A Guariniello, che ora vanta un ulteriore titolo per i prossimi concorsi per astronauti della Nasa, dal 30 dicembre 2017 al 14 gennaio è toccata una delle missioni più dure, con “passeggiate” fino a 18 chilometri al giorno con tuta e pesante attrezzatura per respirare. 
«Ingombri e chilogrammi sulla schiena identici a quelli delle tute per le passeggiate spaziali, quelle extraveicolari. Già, è stato tutto di un realismo estremo, a parte l'unica cosa che avrebbe aiutato: su Marte si è pesanti, zaino compreso, un terzo rispetto alla Terra. Tutto il resto è stato simulato con grande fedeltà rispetto a ciò che si ritiene sia effettivamente la situazione lassù. E senza fare un ciak tra una ripresa e l’altra come sul set del pur notevole film The Martian con Matt Damon». 

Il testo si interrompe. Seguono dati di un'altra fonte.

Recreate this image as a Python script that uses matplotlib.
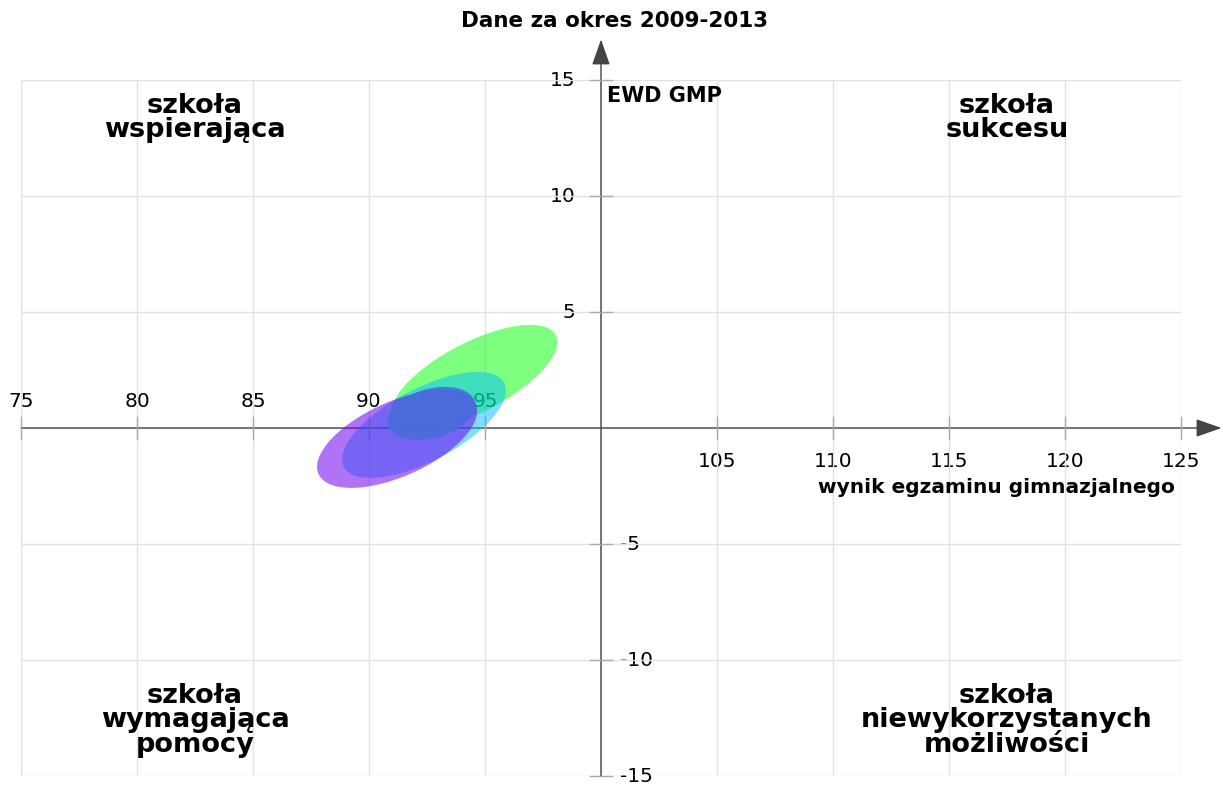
import matplotlib.pyplot as plt
from matplotlib.patches import Ellipse

# data
x_ticks = [75, 80, 85, 90, 95, 100, 105, 110, 115, 120, 125]
y_ticks = [-15, -10, -5, 0, 5, 10, 15]

# ellipses: center x, center y, width, height, angle
ell_x = [94.53, 92.37, 91.21, 92.69]
ell_y = [2.18, 0.13, -0.47, 0.63]
ell_w = [7.93, 7.81, 7.42, 3.88]
ell_h = [3.02, 3.13, 3.22, 2.13]
ell_ang = [27.4, 27.7, 24.1, 14.8]
ell_colors = ['#00ff00', '#00bfff', '#7000ee', '#4a6cdc']
ell_alpha = [0.5, 0.5, 0.55, 0.9]

quad_labels = ['szkoła\nwspierająca', 'szkoła\nsukcesu',
               'szkoła\nwymagająca\npomocy', 'szkoła\nniewykorzystanych\nmożliwości']
quad_x = [82.5, 117.5, 82.5, 117.5]
quad_y = [13.35, 13.35, -12.6, -12.6]

W, H = 1224, 785
fig = plt.figure(figsize=(W / 100, H / 100), dpi=100)
ax = fig.add_axes([21 / W, 9 / H, 1160 / W, 696 / H])
ax.set_xlim(75, 125)
ax.set_ylim(-15, 15)
ax.set_xticks(x_ticks)
ax.set_yticks(y_ticks)
ax.grid(color='#e2e2e2', lw=1)
ax.tick_params(length=0, labelbottom=False, labelleft=False)
for s in ax.spines.values():
    s.set_visible(False)

arrow = dict(arrowstyle='-|>,head_length=0.8,head_width=0.28', color='#444444',
             lw=1, shrinkA=0, shrinkB=0, mutation_scale=20)
ax.annotate('', xy=(126.75, 0), xytext=(75, 0), arrowprops=arrow,
            annotation_clip=False, zorder=2)
ax.annotate('', xy=(100, 16.75), xytext=(100, -15), arrowprops=arrow,
            annotation_clip=False, zorder=2)

tk = 0.47
for x in x_ticks:
    if x == 100:
        continue
    ax.plot([x, x], [-tk, tk], color='#aaaaaa', lw=1, zorder=2, clip_on=False)
    if x < 100:
        ax.text(x, 1.15, str(x), ha='center', va='center', fontsize=14.5, zorder=1)
    else:
        ax.text(x, -1.45, str(x), ha='center', va='center', fontsize=14.5, zorder=1)
for y in y_ticks:
    if y == 0:
        continue
    ax.plot([100 - tk, 100 + tk], [y, y], color='#aaaaaa', lw=1, zorder=2, clip_on=False)
    if y > 0:
        ax.text(98.9, y, str(y), ha='right', va='center', fontsize=14.5, zorder=1)
    else:
        ax.text(100.8, y, str(y), ha='left', va='center', fontsize=14.5, zorder=1)

for i in range(len(ell_x)):
    e = Ellipse((ell_x[i], ell_y[i]), ell_w[i], ell_h[i], angle=ell_ang[i],
                facecolor=ell_colors[i], alpha=ell_alpha[i], edgecolor='none', zorder=5)
    ax.add_patch(e)

for lab, qx, qy in zip(quad_labels, quad_x, quad_y):
    ax.text(qx, qy, lab, ha='center', va='center', fontsize=19.5, fontweight='bold',
            linespacing=0.92)

ax.text(100.25, 14.3, 'EWD GMP', ha='left', va='center', fontsize=15, fontweight='bold')
ax.text(124.75, -2.55, 'wynik egzaminu gimnazjalnego', ha='right', va='center',
        fontsize=14.5, fontweight='bold')
fig.text(615 / W, 1 - 21 / H, 'Dane za okres 2009-2013', ha='center', va='center',
         fontsize=15.5, fontweight='bold')

fig.savefig('out.png', dpi=100)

Ingegneri, geologi e ortolani.
«Con amore e attenzione abbiamo curato anche la serra interna: mezzo chilo di lattuga il nostro fiero raccolto. Ho avuto la fortuna di fare parte di un equipaggio di sette aspiranti astronauti, tutti della mia università, molto in sintonia fra loro, il che sarà fondamentale per le lunghe missioni nello spazio, Una squadra che, dentro e fuori la stazione marziana, non si è fatta sconti sul vivere con la massima precisione i severi protocolli stabiliti, compresi quelli sul razionamento dell’acqua e soprattutto sulle scorte di ossigeno durante le esplorazioni sul terreno. Eh sì, si, è proprio vero che mentre si arranca sulla sabbia si guarda sempre quel timer che indica quanto tempo manca all’asfissia. E si ha una paura fottuta di bucare la tuta».

Nessuno sconto da parte dell’equipaggio: duri verso Marte, ma senza "integralismi": immaginate a chi è stato affidato, in quel team di americani, canadesi e indiani, il “cenone” di San Salvestro? L’ingegnere romano Guariniello, tra razioni liofilizzate e salse disadrate ha compiuto il fantascientifico miracolo della pasta al forno. «Beh, diciamo simile alla pasta al forno, ma quella notte lassù su Marte non ne è rimasta nemmeno una forchettata».